Is there a findamental problem with using an optical mouse? The mouse reports a delta distance since the previous frame, as best as it can determine by performing a correlation between the current and the previous frame. But any fractional part of that measurement is not carried forward to the next measurement, and is lost.

For example, let's say you were trying to get the robot to move perfectly straight, but it was moving very slightly to the right, so slightly that the X axis change was less than one pixel of the mouse's imager per frame, say 1/3 pixel. The mouse will output zero change (because the best correlation would be "zero" offset).

On the next frame the mouse again compares the frame with the previous frame, and again the motion is so slight (1/3 pixel, not 2/3 because we only compare adjacent frame pairs) that the mouse again reports zero change. But the robot is moving steadily to the right.

Our program accumulates the deltas to measure position, but zero plus zero plus zero will be zero -- the slight drift to the right is never observed.
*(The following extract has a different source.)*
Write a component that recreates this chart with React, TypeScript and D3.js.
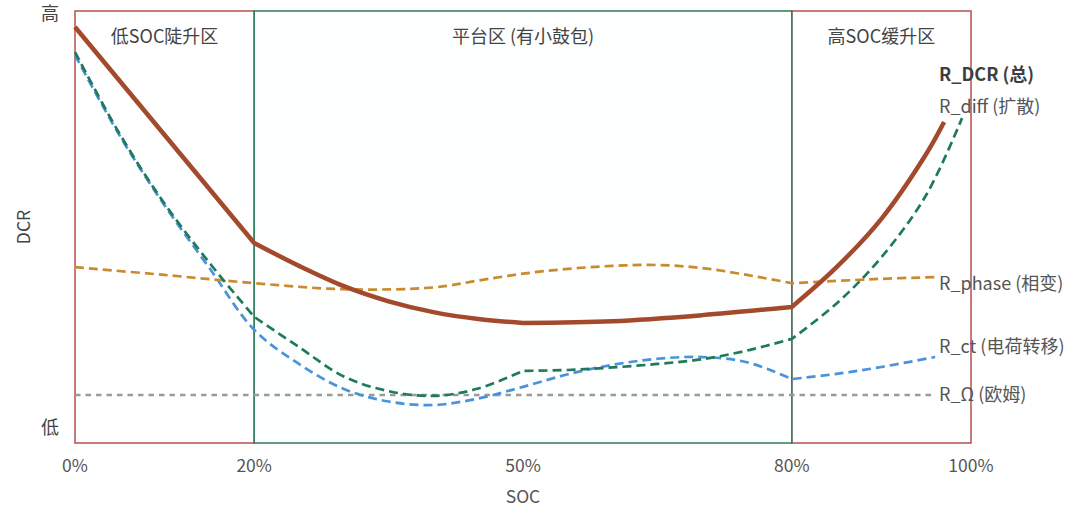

Compare that with a pair of wheel encoders. The difference between the two wheel encoders might be only 1/3 tick, but the error is "remembered" mechanically, so that the next time the difference is 2/3 tick, and finally the third time one side reports an extra tick compared to the other side, and the drift is detected.

The lack of memory for fraction pixel offsets seems fundamental to the optical mouse. Am I missing something? Is the resolution so high that my example would result in a trivial guidance error over the length of the field? If I knew the effective "size" of one pixel (on the carpet) I could calculate the potential error accumulation.

-Norm

While I can't give you an exact figure (after optical modification), I'm using a chip with 800 dpi resolution. Even if that is reduced 10 fold, it's still many, many times more precise AND accurate than encoders. Your arguement is not a logically flawed one, but this is happening on such a small scale, I think it will actually be more straight than gyros or encoders. We'll see!